It’s predicted that more people than ever will stay up this New Year’s Eve, not to welcome 2021, but to make sure that 2020 is gone! I suppose every one of us feels this way - regardless of bedtime.
The prospect of still more quarantining, social distancing, and limited interaction with others is not at all what we hoped for. The production of Coronavirus vaccines creates some optimism, but we’re months away from returning to our routines. When it comes to being alone and remaining apart, we’re getting far more practice than preferred.
We naturally chafe at social isolation because God fashioned us for community. But there’s great value in learning to be alone. The Biblical tradition does not regard solitude simply as an enemy to be feared, but a friend to be embraced. Think of Moses on Mt. Sinai and John the Baptist in the wilderness. Recall the prophets, monks and mystics who felt God’s intensifying presence as they lived without company.
We fear being alone because we doubt God’s nearness and resources. Left to ourselves, we constantly seek out distractions: on Facebook, the cell phone, the computer, and HD TV. It’s easier to participate in the “attention economy” than to listen to our inner being, with its disquieting thoughts and emotions. Can we accept that solitude is part of God’s growing purpose in our souls? If so, we may make surprising discoveries about holy things.

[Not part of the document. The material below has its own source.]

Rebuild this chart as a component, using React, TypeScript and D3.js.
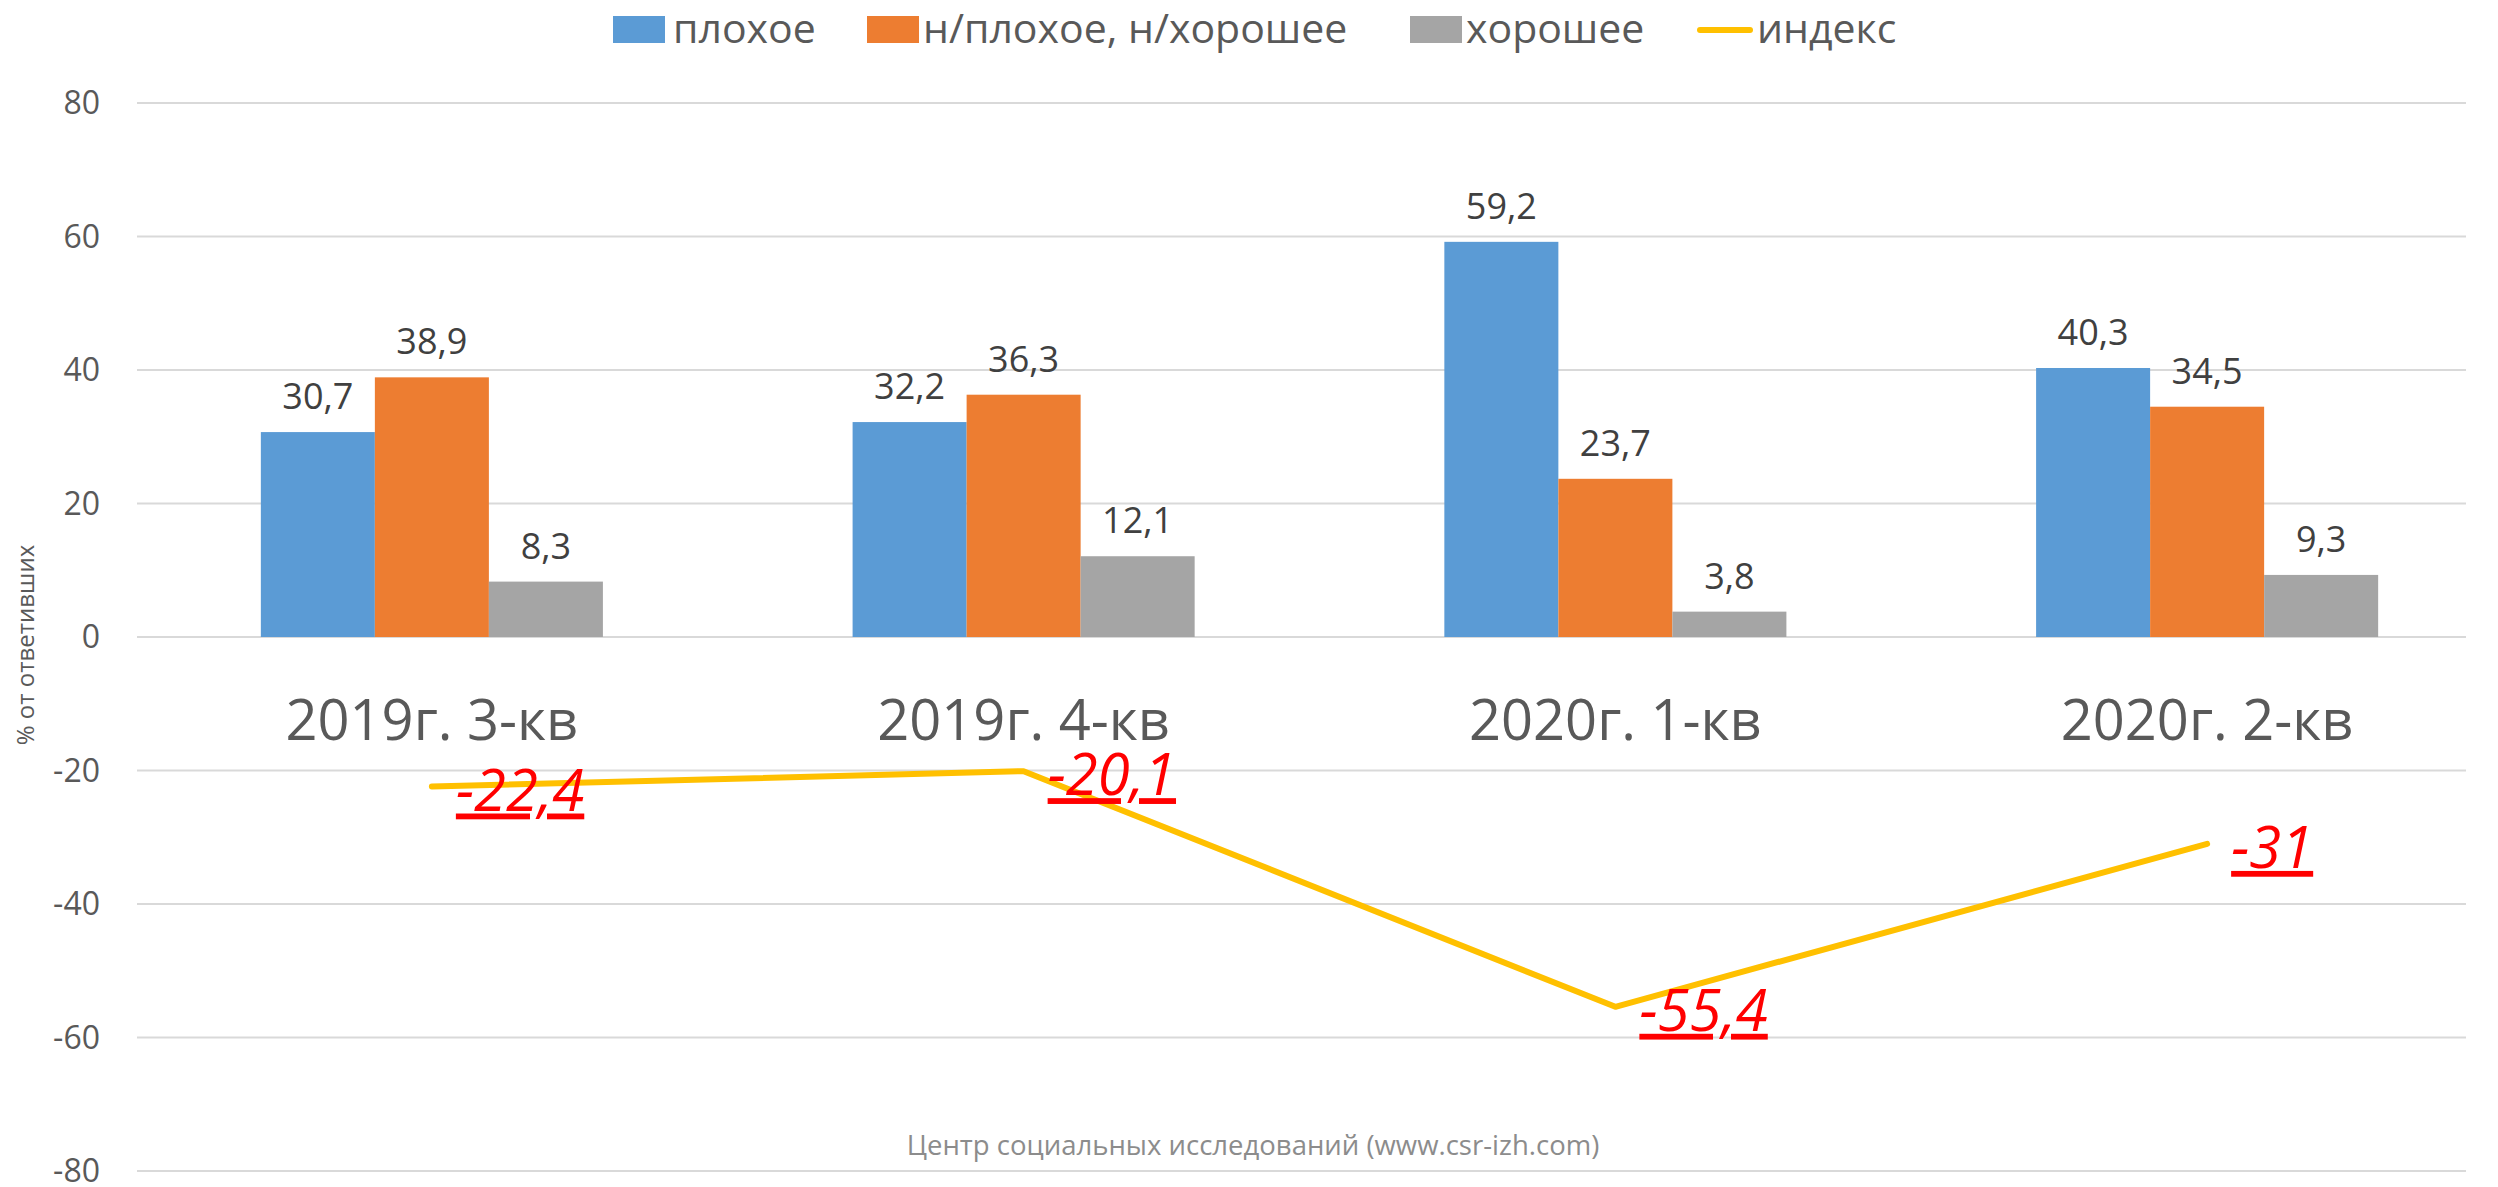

I hunger for the day when we can gather freely with family and friends. I can’t wait to see ballparks full of cheering fans and musical concerts where everyone sings along – and no one wears a mask! And all of us look forward to resuming services of worship in which handshakes and hugs serve once again as sacred gestures. That day has not come, but it’s on the horizon. Until it gets here, don’t waste those hours you spend by yourself. Embrace them as a singular opportunity to draw nearer to God than ever before.